Hoje, acordei e permaneci coberto de saudade. Não era uma saudade de tristeza. Mas também não era de alegria. Era uma sensação que de quando em vez bate e fica por um tempinho e depois se dispersa dentro do peito.  Mas hoje foi diferente, ela chegou e ficou por mais tempo em mim. Eu sempre digo que têm coisas que a gente não controla. A raiva a gente controla; a euforia a gente controla; mas a saudade é quase que impossível de se controlar.

Cecília escreveu:  De que são feitos os dias?/ De pequenos desejos/ Vagarosas saudades /Silenciosas lembranças. 

Pessoa escreveu: Eu amo tudo o que foi /Tudo o que já não é /A dor que já não me dói /A antiga e errônea fé /O ontem que a dor deixou /O que deixou alegria /Só porque foi e voou /E hoje é já outro dia.

Talvez eu tenha acordado com pequenos desejos porque hoje é um outro dia. Não sei. Não sei que sensação foi essa que acordou comigo e permaneceu por todo o meu dia.
Têm dias (e que são muitos) a saudade rasga a pele e crava a alma. É dor que acorrenta e escraviza. É dor que quer ficar.
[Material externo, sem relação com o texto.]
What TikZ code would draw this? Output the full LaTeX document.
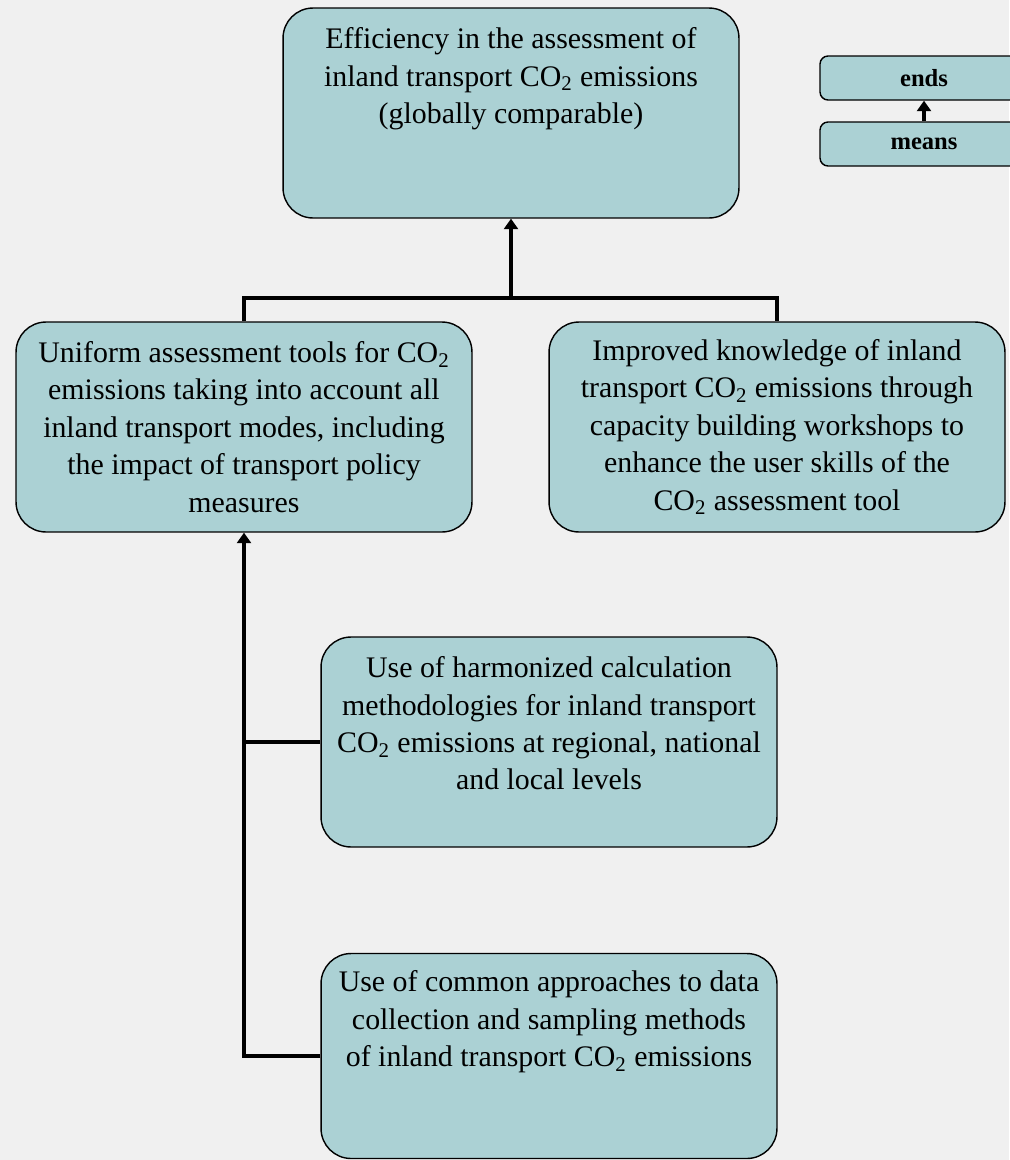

Chico escreveu e cantou: Que saudade é o pior tormento/ É pior do que o esquecimento/ É pior do que se entrevar.

Eu sei que saudade é essa que fica guardada na penumbra do dia, que se esconde num suspiro disfarçado querendo escapar.  Eu sei que saudade é essa que o chão se desnivela querendo derrubar. Eu sei que saudade é essa que a paisagem fica num tom  acinzentando querendo enganar.

Hoje, acordei e fiquei como aquela poesia que um dia escrevi:

 Chove
- não muito
Chove intermitentemente
uma chuva fina e sem vento
Não estou com frio
Mas estou triste
Muito triste como Campos no século passado
Muito triste como Caetano em seu quarto
Chove intermitentemente
E eu, à janela, de repente esqueço-me do dia de hoje.
Porque estou me sentindo triste como Caetano e Álvaro de Campos.


Talvez essa sensação que não é saudade, que não é tristeza e tampouco euforia, seja apenas um vaticínio que sempre acontece na segunda metade de agosto.

Talvez toda essa coisa abstrata seja uma predição de como estará a minha alma daqui alguns dias. Porque sei que no dia vinte e seis estarei triste. Eu sei.